Before Ashley knew it, she was ensconced in arms of steel and pressed against his hard chest.

“Hi, Chris. It’s good to see you too.”

When Chris pulled back and finally released her, she turned to find Brody had stepped closer.

The corner of his mouth tipped up in a partial smile. “Hey, Ash.”

“Brody.” She didn’t wait for him to move. She went to him and threw her arms around his neck.

Maybe she shouldn’t have, but it wasn’t like she hadn’t just hugged his brother. Why shouldn’t she embrace her childhood friend upon his homecoming?

He squeezed her so tightly it forced the air from her lungs. She wasn’t about to complain. He was home and it felt so good to be in his arms.

Through his T-shirt, she felt his heart beating against the cheek she had pressed to his chest. She would be happy to remain right there like that forever, but knew she couldn’t.

She pulled back and dared to glance at Chris.

He’d gone back to leaning against the kitchen counter again, but now he wore an amused expression as if he could see right through the sham she’d hoped to perpetrate against the whole family that she and Brody were just friends.

Chris glanced at Brody. “I was wondering what went on here during your last visit home.”

The older family members had been so easy to fool. Chris obviously was not.

Still, Ashley tried. “What are you talking about? Nothing—”

“Ash. Stop. I went along with it when we were kids but I’m not doing it anymore. If we’re going to be together, my family has to know.”

Chris’s amused expression gave way to a frown. “When you were kids? You were together back then?”

“Yup.” Brody grinned. “Fooled ya, huh?”

Chris mouthed a cuss. “Yeah, you did. But at least now I know why you’ve been acting so crazy the past few weeks.”

Now it was Brody’s turn to frown. “I have not.”

“Ashley!” Miss Eleanor, her timing impeccably annoying as always, summoned her from the bedroom.

Maybe that was for the best. Ashley could use an excuse to remove herself from Chris’s scrutiny. She felt as if he was trying to look deep into her soul and discover all the secrets she’d worked so hard to hide for so many years.

“I’d better go bring this to her.” Ashley held up the paper bag containing pill bottles that she’d forgotten was still clutched in her hand.

“A’ight. Hurry back.” Brody’s smile, so familiar, so sexy, had her stomach twisting.

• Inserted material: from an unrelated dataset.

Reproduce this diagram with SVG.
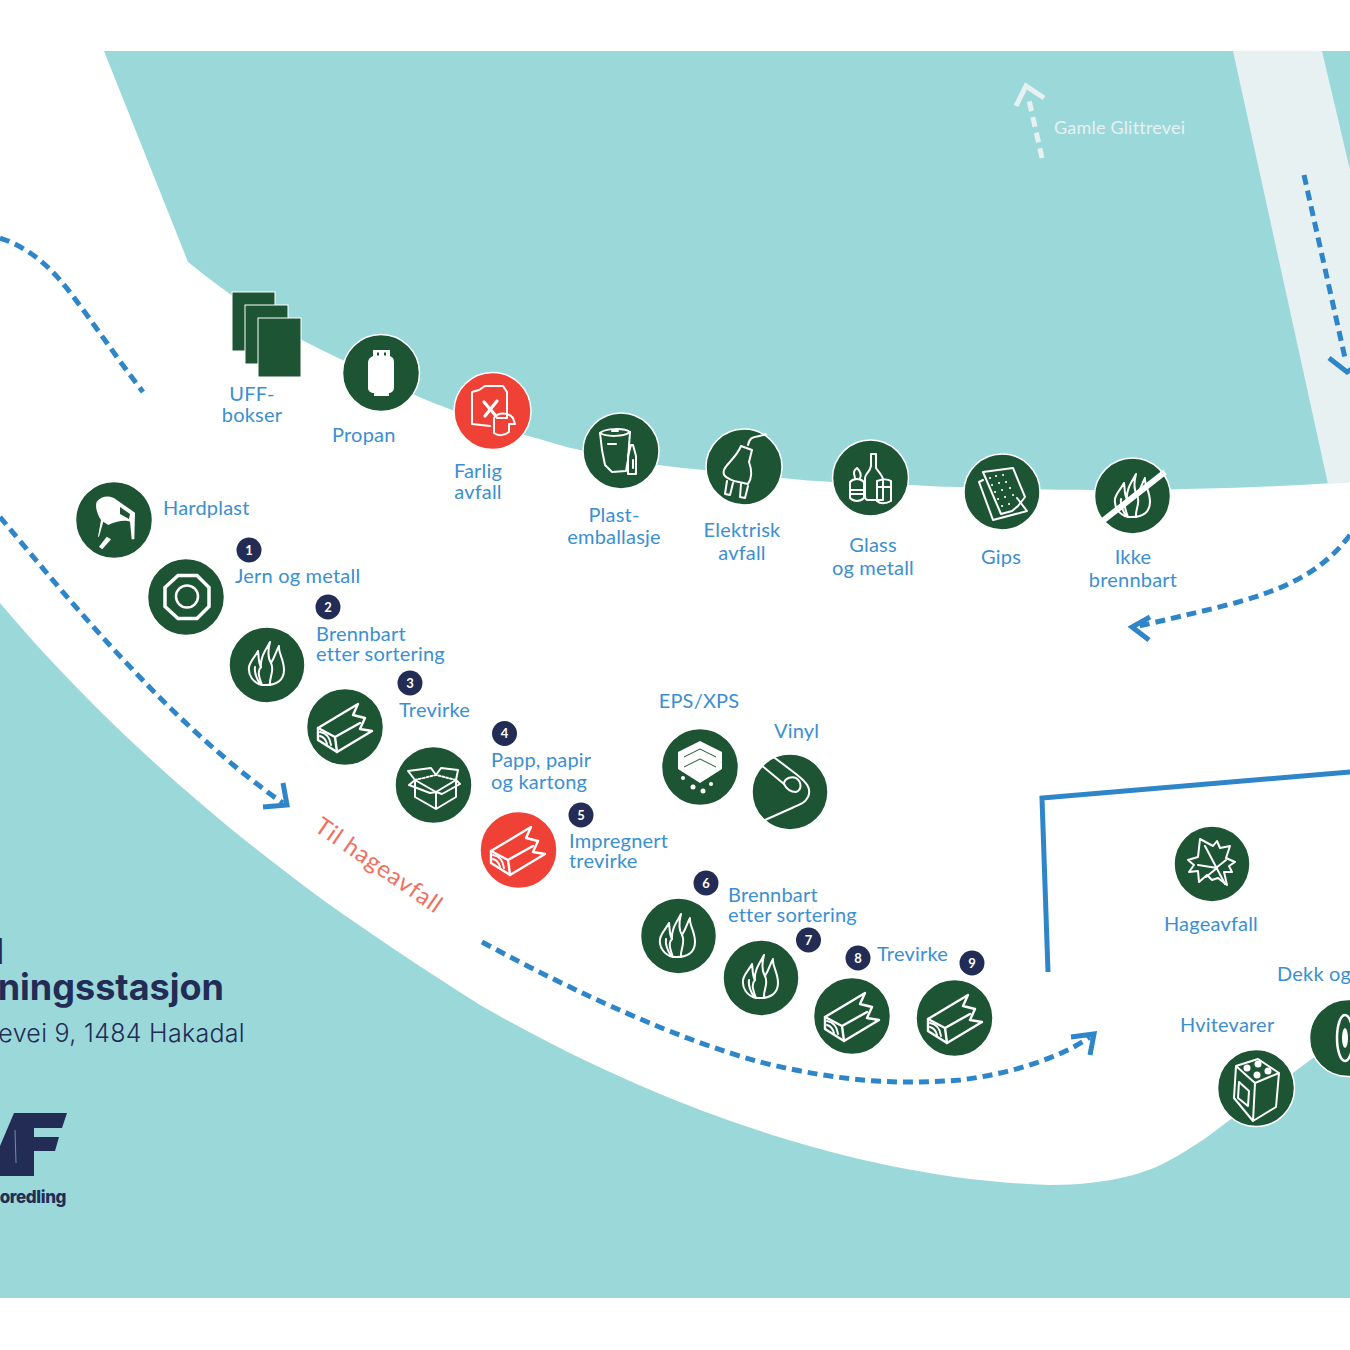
<svg xmlns="http://www.w3.org/2000/svg" width="1350" height="1350" viewBox="0 0 1350 1350">
<style>
.t{font-family:"Lato","Liberation Sans",sans-serif;font-size:20px;fill:#3b8fd1;letter-spacing:.2px}
.m{text-anchor:middle}
.d{fill:none;stroke:#2e86c9;stroke-width:5;stroke-dasharray:10 6}
.h{fill:none;stroke:#2e86c9;stroke-width:5}
.n{fill:#1d5433;stroke:#fff;stroke-width:1.5}
.r{fill:#ef4136;stroke:#fff;stroke-width:1.5}
.i{fill:none;stroke:#fff;stroke-width:2;stroke-linejoin:round;stroke-linecap:round}
.f{fill:#fff;stroke:none}
.bc{fill:#232c55}
.bt{font-family:"Lato","Liberation Sans",sans-serif;font-size:13px;font-weight:700;fill:#fff;text-anchor:middle}
.b{fill:#1d5433;stroke:#fff;stroke-width:1}
.nv{font-family:"Inter","Liberation Sans",sans-serif;fill:#232c55;text-anchor:end}
</style>
<defs>
<g id="wood" class="i">
<path d="M-27,1L13,-23L8,-12L20,-9L15,2L27,4L-8,25L-27,13Z" stroke-width="2.400"/>
<path d="M-27,1L-10,10L-8,25M-10,10L15,-4" stroke-width="2.400"/>
<path d="M-25,5C-19,6 -15,10 -14,18M-25,9C-21,10 -19,13 -18,17"/>
</g>
<g id="flame" class="i">
<path d="M-5,20C-14,18 -19,10 -18,2C-17,-4 -12,-8 -9,-14C-8,-8 -9,-3 -6,2C-7,-8 -1,-15 3,-23C1,-15 0,-8 4,-2C8,-8 9,-14 12,-19C11,-12 17,-6 17,5C17,15 10,21 -5,20Z"/>
<path d="M-5,20C-8,12 -10,6 -6,2M4,-2C8,6 2,12 3,20M-12,2C-13,8 -10,14 -7,19"/>
</g>
</defs>

<rect x="0" y="51" width="1350" height="1247" fill="#9bd8da"/>
<path id="road" d="M0,51L104,51L188,262C225,292 265,320 302,340C325,352 345,361 360,368C380,378 398,388 415,395C430,402 442,406 452,410C480,421 505,430 532,437C550,442 565,447 580,450C610,457 635,462 658,465C675,467 690,469 705,470C735,474 760,476 782,478C800,480 815,481 833,482C860,484 885,485 908,485C930,486 945,487 963,487C1010,489 1060,490 1100,490C1180,490 1260,488 1350,482L1350,1030L1313,1058L1203,1140C1190,1148 1180,1155 1170,1160C1150,1172 1110,1185 1050,1185C880,1180 680,1120 480,1005C425,970 375,937 323,900C200,810 90,710 0,603Z" fill="#fff"/>
<path id="lane" d="M1233,51L1322,51L1350,170L1350,482L1328,484Z" fill="#e8f1f2"/>

<g id="connectors">
<path class="d" d="M0,238C30,248 52,268 72,295C95,325 118,360 143,392"/>
<path class="d" d="M0,517C40,565 85,620 135,672C180,720 235,770 283,803"/>
<path class="h" d="M283,783L287,805L263,807"/>
<path class="d" d="M482,942C580,995 680,1040 760,1062C840,1082 900,1085 960,1080C1010,1074 1060,1058 1090,1037"/>
<path class="h" d="M1071,1037L1094,1034L1090,1055"/>
<path class="d" d="M1350,535C1320,575 1280,590 1235,603C1200,612 1165,620 1135,627"/>
<path class="h" d="M1150,617L1132,627L1149,640"/>
<path class="d" d="M1304,175L1345,358"/>
<path class="h" d="M1329,358L1347,372L1355,367"/>
<path d="M1042,158L1029,100" fill="none" stroke="#e8f1f2" stroke-width="5" stroke-dasharray="10 6"/>
<path d="M1016,106L1026,86L1044,98" fill="none" stroke="#e8f1f2" stroke-width="5"/>
<path class="h" d="M1048,972L1042,798L1350,772"/>
</g>

<g id="uff">
<rect class="b" x="232" y="292" width="43" height="59"/>
<rect class="b" x="245" y="305" width="43" height="59"/>
<rect class="b" x="258" y="318" width="43" height="59"/>
<text class="t m" x="252" y="401">UFF-</text>
<text class="t m" x="252" y="422">bokser</text>
</g>
<g id="propan">
<circle class="n" cx="381" cy="373" r="38.500"/>
<path class="f" d="M373,350H390V356C394,358 394,360 394,364V388C394,391 391,393 389,393V396H374V393C371,393 368,391 368,388V364C368,360 369,358 373,356Z"/>
<path d="M377,354h2M384,354h2" stroke="#1d5433" stroke-width="3" fill="none"/>
<text class="t" x="332" y="442">Propan</text>
</g>
<g id="farlig">
<circle class="r" cx="492.500" cy="411" r="38.500"/>
<g class="i" stroke-width="2">
<path d="M472,392L479,390L485,386H503L507,392V418H497M472,392V424L490,426"/>
<path d="M484,402L496,416M497,401L485,416" stroke-width="3.200"/>
<path d="M494,418C498,412 508,412 513,418L515,424H509V432C504,436 498,436 494,433Z"/>
</g>
<text class="t m" x="478" y="478">Farlig</text>
<text class="t m" x="478" y="499">avfall</text>
</g>
<g id="plast">
<circle class="n" cx="621" cy="451" r="38"/>
<g class="i" stroke-width="2">
<path d="M600,433C605,428 625,428 630,432L628,460L626,471L612,472L605,465L602,450Z"/>
<path d="M600,433C606,437 624,437 630,432M612,431H618M608,444H616"/>
<path d="M628,456L631,445H633L636,456V474H628Z"/>
<path d="M633,460V468"/>
</g>
<text class="t m" x="614" y="522">Plast-</text>
<text class="t m" x="614" y="544">emballasje</text>
</g>
<g id="elektrisk">
<circle class="n" cx="744" cy="467" r="38"/>
<g class="i" stroke-width="2">
<path d="M766,434C758,438 750,434 748,445"/>
<path d="M741,446L752,450L749,462C752,470 752,478 748,484L734,481C727,478 722,476 724,470C726,464 736,458 741,446Z"/>
<path d="M727,481L725,494L730,495L733,483M741,484L740,497L745,498L748,486"/>
</g>
<text class="t m" x="742" y="537">Elektrisk</text>
<text class="t m" x="742" y="560">avfall</text>
</g>
<g id="glass">
<circle class="n" cx="870.500" cy="478" r="38"/>
<g class="i" stroke-width="2">
<path d="M871,454H876V468C880,474 883,476 883,480V500H868C865,500 865,498 865,496V478C865,474 870,472 871,466Z"/>
<path d="M877,481C882,479 888,479 891,481V501C886,504 880,504 877,501Z M877,487H891"/>
<path d="M850,482C854,478 860,478 864,482V498C860,502 854,502 850,498Z M850,490H864M850,494H864"/>
<path d="M855,478C853,472 854,470 857,468C861,472 861,476 860,478"/>
</g>
<text class="t m" x="873" y="552">Glass</text>
<text class="t m" x="873" y="575">og metall</text>
</g>
<g id="gips">
<circle class="n" cx="1002" cy="492" r="38"/>
<g class="i" stroke-width="2">
<path d="M983,472L1013,468L1025,497L1018,506L1012,511L1001,514Z"/>
<path d="M983,480L979,482L993,520L1027,511L1017,498"/>
<path d="M990,478h.1M996,476h.1M1003,475h.1M992,485h.1M999,483h.1M1006,482h.1M995,492h.1M1002,490h.1M1010,488h.1M998,499h.1M1005,497h.1M1013,495h.1M1002,506h.1M1009,504h.1" stroke-width="2"/>
</g>
<text class="t m" x="1001" y="564">Gips</text>
</g>
<g id="ikke">
<circle class="n" cx="1132.500" cy="496" r="38"/>
<use href="#flame" transform="translate(1133,497)"/>
<path d="M1100,523L1165,472" stroke="#fff" stroke-width="6" fill="none"/>
<text class="t m" x="1133" y="564">Ikke</text>
<text class="t m" x="1133" y="587">brennbart</text>
</g>
<g id="hardplast">
<circle class="n" cx="114" cy="520" r="38.500"/>
<path class="f" d="M96.700,501.700C101.700,495 111.700,495 116.700,500L135,512.700L134.300,539.300L131.700,539.300L130,521.700C125,519.300 115,521.700 108.300,525L103.300,521.700L99,536.700L98,536.700L101,520C96.700,513.300 95,506.700 96.700,501.700Z"/>
<path d="M120,507L130,514L129,519L120,514Z" fill="#1d5433"/>
<path class="f" d="M106.700,536.700L111,539.300L102.300,549.300L99,546.700Z"/>
<text class="t" x="163" y="515">Hardplast</text>
</g>
<g id="jern">
<circle class="n" cx="186" cy="597" r="38.500"/>
<path d="M178,575.500H197L209,587.500V606.500L197,618.500H178L165,606.500V587.500Z" fill="none" stroke="#fff" stroke-width="3.500"/>
<circle cx="187" cy="596.500" r="11" fill="none" stroke="#fff" stroke-width="2.500"/>
<text class="t" x="235" y="583">Jern og metall</text>
</g>
<g id="brennbart1">
<circle class="n" cx="267" cy="665" r="38"/>
<use href="#flame" x="267" y="665"/>
<text class="t" x="316" y="641">Brennbart</text>
<text class="t" x="316" y="661">etter sortering</text>
</g>
<g id="trevirke1">
<circle class="n" cx="345" cy="727" r="38.500"/>
<use href="#wood" x="345" y="727"/>
<text class="t" x="399" y="717">Trevirke</text>
</g>
<g id="papp">
<circle class="n" cx="433.500" cy="785" r="38.500"/>
<g class="i">
<path d="M415,797L436,809L456,797V780L436,792L415,780ZM436,792V809"/>
<path d="M415,780L409,785L430,793L436,792M456,780L460,784L442,794L436,792"/>
<path d="M415,780L408,771L431,768L436,775L441,768L458,770L456,780"/>
<path d="M415,780L436,775L456,780" stroke-dasharray="2 2"/>
</g>
<text class="t" x="491" y="767">Papp, papir</text>
<text class="t" x="491" y="789">og kartong</text>
</g>
<g id="impregnert">
<circle class="r" cx="518.500" cy="850" r="38.500"/>
<use href="#wood" x="518" y="850"/>
<text class="t" x="569" y="848">Impregnert</text>
<text class="t" x="569" y="868">trevirke</text>
</g>
<g id="eps">
<circle class="n" cx="700" cy="767" r="38.500"/>
<path class="f" d="M678,752L700,741L722,752V769L700,783L678,769Z"/>
<path d="M684,757L700,749L716,757M684,767L700,759L716,767" fill="none" stroke="#1d5433" stroke-width="1"/>
<path d="M680,762h.1M684,771h.1M690,776h.1M710,776h.1M716,771h.1M720,762h.1M695,769h.1M705,769h.1M700,775h.1" stroke="#1d5433" stroke-width="2" fill="none"/>
<circle class="f" cx="683" cy="778" r="2"/><circle class="f" cx="693" cy="787" r="2.500"/><circle class="f" cx="703" cy="791" r="2.500"/><circle class="f" cx="711" cy="784" r="2"/>
<text class="t m" x="699" y="708">EPS/XPS</text>
</g>
<g id="vinyl">
<circle class="n" cx="790" cy="792" r="38"/>
<g class="i" stroke-width="2.500">
<path d="M761,765L784,784M771,755L796,774C806,782 812,788 808,797C804,804 800,804 792,808L765,820"/>
<path d="M784,784C784,778 792,776 796,778C802,782 802,790 796,792C790,792 786,788 784,784Z"/>
</g>
<text class="t" x="774" y="738">Vinyl</text>
</g>
<g id="brennbart2">
<circle class="n" cx="678.500" cy="936" r="38"/>
<use href="#flame" x="678" y="937"/>
<text class="t" x="728" y="902">Brennbart</text>
<text class="t" x="728" y="922">etter sortering</text>
</g>
<g id="brennbart3">
<circle class="n" cx="761" cy="978" r="38"/>
<use href="#flame" x="761" y="978"/>
</g>
<g id="trevirke2">
<circle class="n" cx="852" cy="1016" r="38.500"/>
<use href="#wood" x="852" y="1016"/>
<text class="t" x="877" y="961">Trevirke</text>
</g>
<g id="trevirke3">
<circle class="n" cx="954.500" cy="1018" r="38.500"/>
<use href="#wood" x="955" y="1018"/>
</g>
<g id="hageavfall">
<circle class="n" cx="1212" cy="864" r="38"/>
<g class="i" stroke-width="2">
<path d="M1200,839L1213,846L1217,841L1220,848L1230,846L1226,858L1235,862L1229,866L1232,872L1224,872L1227,885L1218,878L1212,880L1207,875L1199,882L1198,871L1189,872L1194,865L1188,860L1198,857Z"/>
<path d="M1205,846L1225,884M1198,865L1217,868M1216,868L1226,860M1206,877L1217,868"/>
</g>
<text class="t m" x="1211" y="931">Hageavfall</text>
</g>
<g id="dekk">
<circle class="n" cx="1348" cy="1038" r="38.500"/>
<ellipse cx="1345" cy="1038" rx="8" ry="23" fill="none" stroke="#fff" stroke-width="2.500"/>
<ellipse cx="1345" cy="1038" rx="3" ry="10" class="f"/>
<text class="t" x="1277" y="981">Dekk og</text>
</g>
<g id="hvitevarer">
<circle class="n" cx="1256" cy="1088" r="38.500"/>
<g class="i" stroke-width="2">
<path d="M1236,1066L1258,1059L1279,1073L1255,1083ZM1236,1066L1234,1098L1253,1121L1255,1083M1279,1073L1276,1107L1253,1121"/>
<path d="M1239,1082L1249,1091L1248,1106L1238,1098Z"/>
</g>
<circle class="f" cx="1247" cy="1068" r="3.500"/><circle class="f" cx="1258" cy="1064" r="3.500"/><circle class="f" cx="1268" cy="1071" r="3.500"/><circle class="f" cx="1257" cy="1075" r="3.500"/>
<text class="t" x="1180" y="1032">Hvitevarer</text>
</g>
<g id="badges">
<circle class="bc" cx="249" cy="550" r="12.500"/><text class="bt" x="249" y="554.500">1</text>
<circle class="bc" cx="328" cy="607" r="12.500"/><text class="bt" x="328" y="611.500">2</text>
<circle class="bc" cx="410" cy="683" r="12.500"/><text class="bt" x="410" y="687.500">3</text>
<circle class="bc" cx="504.500" cy="733.500" r="12.500"/><text class="bt" x="504.500" y="738">4</text>
<circle class="bc" cx="581" cy="815" r="12.500"/><text class="bt" x="581" y="819.500">5</text>
<circle class="bc" cx="706" cy="883" r="12.500"/><text class="bt" x="706" y="887.500">6</text>
<circle class="bc" cx="808.500" cy="940" r="12.500"/><text class="bt" x="808.500" y="944.500">7</text>
<circle class="bc" cx="858" cy="958" r="12.500"/><text class="bt" x="858" y="962.500">8</text>
<circle class="bc" cx="972" cy="963" r="12.500"/><text class="bt" x="972" y="967.500">9</text>
</g>
<text x="1054" y="134" font-family="Lato,'Liberation Sans',sans-serif" font-size="18" fill="#e8f1f2" letter-spacing=".2">Gamle Glittrevei</text>
<text transform="translate(313,830) rotate(34.500)" font-family="Lato,'Liberation Sans',sans-serif" font-size="24" fill="#f0705f" letter-spacing=".8">Til hageavfall</text>
<g id="title">
<text class="nv" x="4" y="964" font-size="36" font-weight="700">l</text>
<text class="nv" x="224" y="1000" font-size="36" font-weight="700">ningsstasjon</text>
<text class="nv" x="245" y="1042" font-size="25" font-weight="300" letter-spacing=".3">evei 9, 1484 Hakadal</text>
<path d="M14,1113H67L62,1128H34V1137H59L55,1151H34V1176H0V1146Z" fill="#232c55"/>
<path d="M15,1130L16,1163" stroke="#9bd8da" stroke-width=".6" fill="none"/>
<text class="nv" x="66" y="1203" font-size="17" font-weight="800" letter-spacing="-.4">oredling</text>
</g>
</svg>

She didn’t answer, opting instead to duck out on the whole embarrassing situation.

“Dude. Ashley? You dog.” Chris’s comment followed her down the hall and Ashley saw clearly how her plan to leave and avoid embarrassment hadn’t worked out so well.

Brody came back at his brother with an annoyed sounding, “Shut up.”

A deep chuckle was Chris’s only response.

With a sigh, she abandoned worrying about what was happening in the kitchen between the brothers and entered the bedroom. “Good morning, Miss Eleanor.”

“About time you got here. Help me up. I want to get dressed.”

“Okay, but why don’t you stay comfortable in bed and have your breakfast and take your pills first?”